Stated task: Set down all of the data that follows word for word, without the images.

......

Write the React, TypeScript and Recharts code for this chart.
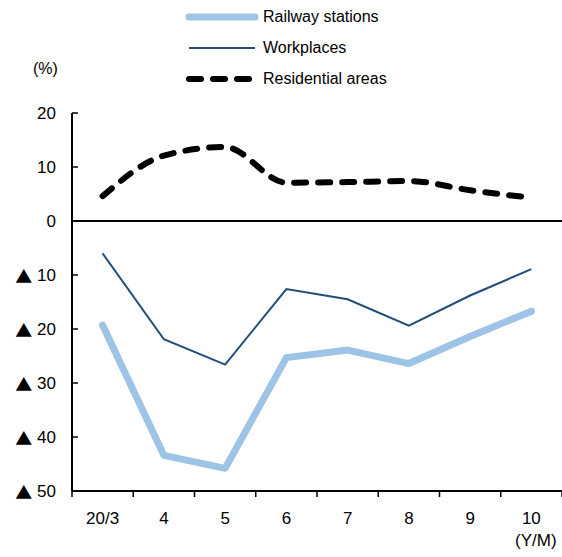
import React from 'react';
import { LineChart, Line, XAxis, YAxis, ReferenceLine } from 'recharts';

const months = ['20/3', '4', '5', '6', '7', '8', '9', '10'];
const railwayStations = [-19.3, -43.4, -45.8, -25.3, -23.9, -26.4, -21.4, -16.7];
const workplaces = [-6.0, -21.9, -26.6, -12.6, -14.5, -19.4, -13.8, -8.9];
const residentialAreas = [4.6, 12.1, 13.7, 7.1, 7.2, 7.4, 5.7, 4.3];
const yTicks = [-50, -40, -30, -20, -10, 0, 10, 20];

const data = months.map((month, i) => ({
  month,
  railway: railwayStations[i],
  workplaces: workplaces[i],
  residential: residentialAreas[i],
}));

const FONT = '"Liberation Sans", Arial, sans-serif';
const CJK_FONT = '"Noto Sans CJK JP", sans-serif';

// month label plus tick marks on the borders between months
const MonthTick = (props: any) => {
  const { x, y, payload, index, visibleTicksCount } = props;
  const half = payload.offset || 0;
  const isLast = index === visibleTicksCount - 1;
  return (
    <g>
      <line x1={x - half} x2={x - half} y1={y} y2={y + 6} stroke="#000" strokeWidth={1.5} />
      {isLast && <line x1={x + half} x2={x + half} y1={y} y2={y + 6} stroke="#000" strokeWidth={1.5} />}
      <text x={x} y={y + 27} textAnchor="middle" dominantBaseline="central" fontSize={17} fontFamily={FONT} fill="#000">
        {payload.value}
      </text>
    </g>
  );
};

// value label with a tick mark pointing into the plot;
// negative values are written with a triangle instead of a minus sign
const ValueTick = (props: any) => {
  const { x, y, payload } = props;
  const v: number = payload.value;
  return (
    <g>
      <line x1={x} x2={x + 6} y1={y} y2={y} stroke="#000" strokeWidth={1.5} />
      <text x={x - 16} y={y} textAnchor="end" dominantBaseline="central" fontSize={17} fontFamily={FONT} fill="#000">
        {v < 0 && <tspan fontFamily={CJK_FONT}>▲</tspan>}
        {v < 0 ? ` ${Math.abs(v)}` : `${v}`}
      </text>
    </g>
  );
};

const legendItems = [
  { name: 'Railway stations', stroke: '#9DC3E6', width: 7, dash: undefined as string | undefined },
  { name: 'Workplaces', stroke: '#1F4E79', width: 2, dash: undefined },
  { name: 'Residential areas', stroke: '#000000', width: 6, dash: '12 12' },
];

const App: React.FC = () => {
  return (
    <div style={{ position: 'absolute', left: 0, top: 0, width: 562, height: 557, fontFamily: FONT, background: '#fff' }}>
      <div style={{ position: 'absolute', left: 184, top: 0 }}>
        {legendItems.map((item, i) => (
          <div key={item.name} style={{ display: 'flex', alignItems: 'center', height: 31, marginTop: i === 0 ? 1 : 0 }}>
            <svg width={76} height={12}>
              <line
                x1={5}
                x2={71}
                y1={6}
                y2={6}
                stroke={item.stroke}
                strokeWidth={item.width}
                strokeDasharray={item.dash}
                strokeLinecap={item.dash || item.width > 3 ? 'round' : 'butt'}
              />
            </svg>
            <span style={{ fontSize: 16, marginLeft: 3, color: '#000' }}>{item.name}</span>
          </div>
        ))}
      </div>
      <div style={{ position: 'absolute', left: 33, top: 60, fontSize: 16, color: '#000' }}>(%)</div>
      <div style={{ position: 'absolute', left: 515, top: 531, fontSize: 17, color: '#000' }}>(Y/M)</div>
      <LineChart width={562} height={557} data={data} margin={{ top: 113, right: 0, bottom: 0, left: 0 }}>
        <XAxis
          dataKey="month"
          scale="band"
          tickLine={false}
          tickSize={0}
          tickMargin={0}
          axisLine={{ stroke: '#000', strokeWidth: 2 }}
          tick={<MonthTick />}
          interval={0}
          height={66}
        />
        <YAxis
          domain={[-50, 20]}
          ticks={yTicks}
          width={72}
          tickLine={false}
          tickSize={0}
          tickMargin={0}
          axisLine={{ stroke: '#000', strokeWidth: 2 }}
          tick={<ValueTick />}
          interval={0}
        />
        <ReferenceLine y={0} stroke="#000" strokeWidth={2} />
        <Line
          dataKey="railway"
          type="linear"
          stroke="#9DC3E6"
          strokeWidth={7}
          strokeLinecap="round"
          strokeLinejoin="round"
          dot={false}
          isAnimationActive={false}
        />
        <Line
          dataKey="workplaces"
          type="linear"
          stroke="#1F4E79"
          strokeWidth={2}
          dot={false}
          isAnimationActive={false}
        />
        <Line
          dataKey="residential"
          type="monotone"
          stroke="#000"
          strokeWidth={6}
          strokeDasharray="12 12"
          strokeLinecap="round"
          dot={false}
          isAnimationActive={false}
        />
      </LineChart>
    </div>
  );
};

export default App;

......

Full solution:
Write the React, TypeScript and Recharts code for this chart.
import React from 'react';
import { LineChart, Line, XAxis, YAxis, ReferenceLine } from 'recharts';

const months = ['20/3', '4', '5', '6', '7', '8', '9', '10'];
const railwayStations = [-19.3, -43.4, -45.8, -25.3, -23.9, -26.4, -21.4, -16.7];
const workplaces = [-6.0, -21.9, -26.6, -12.6, -14.5, -19.4, -13.8, -8.9];
const residentialAreas = [4.6, 12.1, 13.7, 7.1, 7.2, 7.4, 5.7, 4.3];
const yTicks = [-50, -40, -30, -20, -10, 0, 10, 20];

const data = months.map((month, i) => ({
  month,
  railway: railwayStations[i],
  workplaces: workplaces[i],
  residential: residentialAreas[i],
}));

const FONT = '"Liberation Sans", Arial, sans-serif';
const CJK_FONT = '"Noto Sans CJK JP", sans-serif';

// month label plus tick marks on the borders between months
const MonthTick = (props: any) => {
  const { x, y, payload, index, visibleTicksCount } = props;
  const half = payload.offset || 0;
  const isLast = index === visibleTicksCount - 1;
  return (
    <g>
      <line x1={x - half} x2={x - half} y1={y} y2={y + 6} stroke="#000" strokeWidth={1.5} />
      {isLast && <line x1={x + half} x2={x + half} y1={y} y2={y + 6} stroke="#000" strokeWidth={1.5} />}
      <text x={x} y={y + 27} textAnchor="middle" dominantBaseline="central" fontSize={17} fontFamily={FONT} fill="#000">
        {payload.value}
      </text>
    </g>
  );
};

// value label with a tick mark pointing into the plot;
// negative values are written with a triangle instead of a minus sign
const ValueTick = (props: any) => {
  const { x, y, payload } = props;
  const v: number = payload.value;
  return (
    <g>
      <line x1={x} x2={x + 6} y1={y} y2={y} stroke="#000" strokeWidth={1.5} />
      <text x={x - 16} y={y} textAnchor="end" dominantBaseline="central" fontSize={17} fontFamily={FONT} fill="#000">
        {v < 0 && <tspan fontFamily={CJK_FONT}>▲</tspan>}
        {v < 0 ? ` ${Math.abs(v)}` : `${v}`}
      </text>
    </g>
  );
};

const legendItems = [
  { name: 'Railway stations', stroke: '#9DC3E6', width: 7, dash: undefined as string | undefined },
  { name: 'Workplaces', stroke: '#1F4E79', width: 2, dash: undefined },
  { name: 'Residential areas', stroke: '#000000', width: 6, dash: '12 12' },
];

const App: React.FC = () => {
  return (
    <div style={{ position: 'absolute', left: 0, top: 0, width: 562, height: 557, fontFamily: FONT, background: '#fff' }}>
      <div style={{ position: 'absolute', left: 184, top: 0 }}>
        {legendItems.map((item, i) => (
          <div key={item.name} style={{ display: 'flex', alignItems: 'center', height: 31, marginTop: i === 0 ? 1 : 0 }}>
            <svg width={76} height={12}>
              <line
                x1={5}
                x2={71}
                y1={6}
                y2={6}
                stroke={item.stroke}
                strokeWidth={item.width}
                strokeDasharray={item.dash}
                strokeLinecap={item.dash || item.width > 3 ? 'round' : 'butt'}
              />
            </svg>
            <span style={{ fontSize: 16, marginLeft: 3, color: '#000' }}>{item.name}</span>
          </div>
        ))}
      </div>
      <div style={{ position: 'absolute', left: 33, top: 60, fontSize: 16, color: '#000' }}>(%)</div>
      <div style={{ position: 'absolute', left: 515, top: 531, fontSize: 17, color: '#000' }}>(Y/M)</div>
      <LineChart width={562} height={557} data={data} margin={{ top: 113, right: 0, bottom: 0, left: 0 }}>
        <XAxis
          dataKey="month"
          scale="band"
          tickLine={false}
          tickSize={0}
          tickMargin={0}
          axisLine={{ stroke: '#000', strokeWidth: 2 }}
          tick={<MonthTick />}
          interval={0}
          height={66}
        />
        <YAxis
          domain={[-50, 20]}
          ticks={yTicks}
          width={72}
          tickLine={false}
          tickSize={0}
          tickMargin={0}
          axisLine={{ stroke: '#000', strokeWidth: 2 }}
          tick={<ValueTick />}
          interval={0}
        />
        <ReferenceLine y={0} stroke="#000" strokeWidth={2} />
        <Line
          dataKey="railway"
          type="linear"
          stroke="#9DC3E6"
          strokeWidth={7}
          strokeLinecap="round"
          strokeLinejoin="round"
          dot={false}
          isAnimationActive={false}
        />
        <Line
          dataKey="workplaces"
          type="linear"
          stroke="#1F4E79"
          strokeWidth={2}
          dot={false}
          isAnimationActive={false}
        />
        <Line
          dataKey="residential"
          type="monotone"
          stroke="#000"
          strokeWidth={6}
          strokeDasharray="12 12"
          strokeLinecap="round"
          dot={false}
          isAnimationActive={false}
        />
      </LineChart>
    </div>
  );
};

export default App;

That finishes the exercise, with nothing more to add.